Los Angeles Mayor Eric Garcetti tweeted out this picture of the SpaceX Falcon 9 rocket’s contrail, glowing in Southern California’s skies after sunset. “Nope, definitely not aliens,” Garcetti wrote. (@MayorOfLA via Twitter)
SpaceX’s Falcon 9 rocket executed its first on-land touchdown on the West Coast tonight after sending Argentina’s SAOCOM 1A satellite into orbit, putting on a show punctuated by a sonic boom for Southern California.
After a trouble-free countdown, the two-stage rocket blasted off right on time at 7:21 p.m. PT from California’s Vandenberg Air Force Base, leaving a post-sunset contrail glowing in the cloudless skies above.
Minutes after launch, the rocket’s second stage separated from the first-stage booster and continued rising spaceward. The booster, meanwhile, relit its engines to maneuver itself for the return trip to SpaceX’s landing zone, not far from the launch pad. The retro firings slowed the rocket down from supersonic speeds, setting off a sonic boom that could be heard in some areas (but not others).
Cheers went up from SpaceX’s headquarters in Hawthorne, Calif., as webcams showed the first stage setting itself down on Landing Zone 4. (The other landing zones are in Florida for East Coast launches.)
“Vandenberg, LZ-4, the Falcon has landed,” a member of SpaceX’s launch team reported.
Later, SpaceX reported that the SAOCOM 1A radar satellite was placed in its proper pole-to-pole orbit. “This is fantastic news,” SpaceX launch commentator Tom Praderio said.
The satellite will be operated by Argentina’s space agency, known as the National Commission on Space Activites or by its Spanish-language acronym, CONAE.
The SAOCOM 1 mission aims to study soil moisture using synthetic-aperture radar readings from two identical satellites in low Earth orbit, SAOCOM 1A and 1B.
SAOCOM 1, together with the Italian COSMO-SkyMed X-Band SAR constellation, make up the Italian-Argentine Satellite System for Emergency Management, or SIASGE. Flying both satellite constellations along the same orbit supports a rapid response by providing radar readings in emergency situations.
Proving out a successful booster retrieval system at the former site of Vandenberg’s Space Launch Complex 4W marks another step in SpaceX’s drive to increase rocket reusability and as a result drive down the cost of access to space. SpaceX had previously landed five Falcon boosters at sea after West Coast launches, but this was the first West Coast attempt to pull off a “land landing.”
There have been 30 successful SpaceX booster landings in all, including the at-sea and on-land touchdowns in Florida.
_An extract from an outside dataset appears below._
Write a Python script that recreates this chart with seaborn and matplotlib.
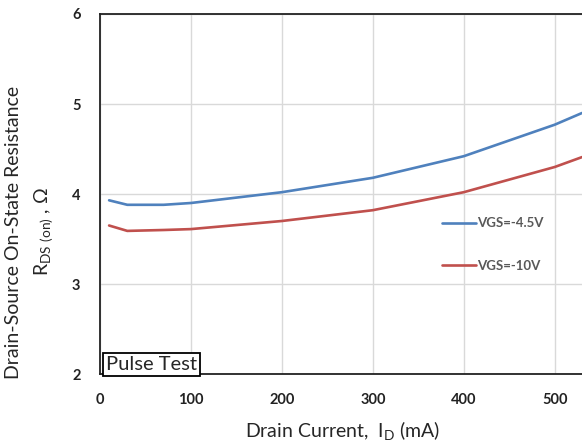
"""
RDS(on) vs drain current, two gate voltages.
"""

import pandas as pd
import matplotlib.pyplot as plt
import seaborn as sns

current_ma = [10, 30, 70, 100, 200, 300, 400, 500, 530]
rds_vgs_45 = [3.93, 3.88, 3.88, 3.90, 4.02, 4.18, 4.42, 4.77, 4.90]
rds_vgs_10 = [3.65, 3.59, 3.60, 3.61, 3.70, 3.82, 4.02, 4.30, 4.41]
series_labels = ["VGS=-4.5V", "VGS=-10V"]
series_colors = ["#4F81BD", "#C0504D"]
x_ticks = [0, 100, 200, 300, 400, 500]
y_ticks = [2, 3, 4, 5, 6]


def build_frame() -> pd.DataFrame:
    parts = []
    for label, values in zip(series_labels, [rds_vgs_45, rds_vgs_10]):
        parts.append(pd.DataFrame({"ID": current_ma, "RDS": values, "VGS": label}))
    return pd.concat(parts, ignore_index=True)


def main():
    sns.set_style("white")
    plt.rcParams["font.family"] = ["Lato", "DejaVu Sans"]
    plt.rcParams["mathtext.fontset"] = "custom"
    plt.rcParams["mathtext.rm"] = "Lato"

    df = build_frame()
    fig = plt.figure(figsize=(5.82, 4.44), dpi=100)
    ax = fig.add_axes([100 / 582, 70 / 444, 482 / 582, 360 / 444])

    sns.lineplot(data=df, x="ID", y="RDS", hue="VGS", palette=series_colors,
                 linewidth=1.9, ax=ax)

    ax.set_xlim(0, 530)
    ax.set_ylim(2, 6)
    ax.set_xticks(x_ticks)
    ax.set_yticks(y_ticks)
    ax.grid(True, color="#d9d9d9", linewidth=1)
    ax.set_axisbelow(True)
    for side in ["left", "top", "bottom"]:
        ax.spines[side].set_color("#222222")
        ax.spines[side].set_linewidth(1.3)
    ax.spines["right"].set_visible(False)
    ax.tick_params(length=0)
    ax.tick_params(axis="x", pad=14)
    ax.tick_params(axis="y", pad=14)
    for lbl in ax.get_xticklabels() + ax.get_yticklabels():
        lbl.set_fontweight("bold")
        lbl.set_fontsize(10.5)
        lbl.set_color("#222222")

    ax.set_xlabel("")
    ax.set_ylabel("")
    fig.text(343 / 582, 1 - 431 / 444, r"Drain Current,  I$_{\rm D}$ (mA)",
             ha="center", va="center", fontsize=14)
    fig.text(14 / 582, 1 - 232 / 444, "Drain-Source On-State Resistance",
             rotation=90, ha="center", va="center", fontsize=14)
    fig.text(44 / 582, 1 - 232 / 444, r"R$_{\rm DS\ (on)}$ , Ω",
             rotation=90, ha="center", va="center", fontsize=14)

    ax.text(7, 2.015, "Pulse Test", fontsize=14.5, ha="left", va="bottom",
            bbox=dict(boxstyle="square,pad=0.15", fc="white", ec="black", lw=1.3))

    leg = ax.legend(loc="upper left", bbox_to_anchor=(376, 3.74),
                    bbox_transform=ax.transData, frameon=False, fontsize=9.5,
                    handlelength=2.6, handletextpad=0.1, labelspacing=2.3,
                    borderpad=0, borderaxespad=0)
    for txt in leg.get_texts():
        txt.set_color("#595959")
        txt.set_fontweight("bold")

    fig.savefig("out.png", dpi=100)
    plt.close(fig)


if __name__ == "__main__":
    main()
SpaceX has also been experimenting with a procedure to save additional millions of dollars by retrieving the Falcon 9’s fairing, or nose cone. During previous West Coast launches, it sent out a ship equipped with a giant net to catch parafoil-equipped components of the nose cone as the descend. This time, however, the ship — nicknamed Mr. Steven — stayed in port, perhaps due to rough seas in the Pacific.
The fact that the launch and landing took place near Los Angeles meant there were ample opportunities for Southern Californians to catch the show (and for unwitting observers to register UFO reports).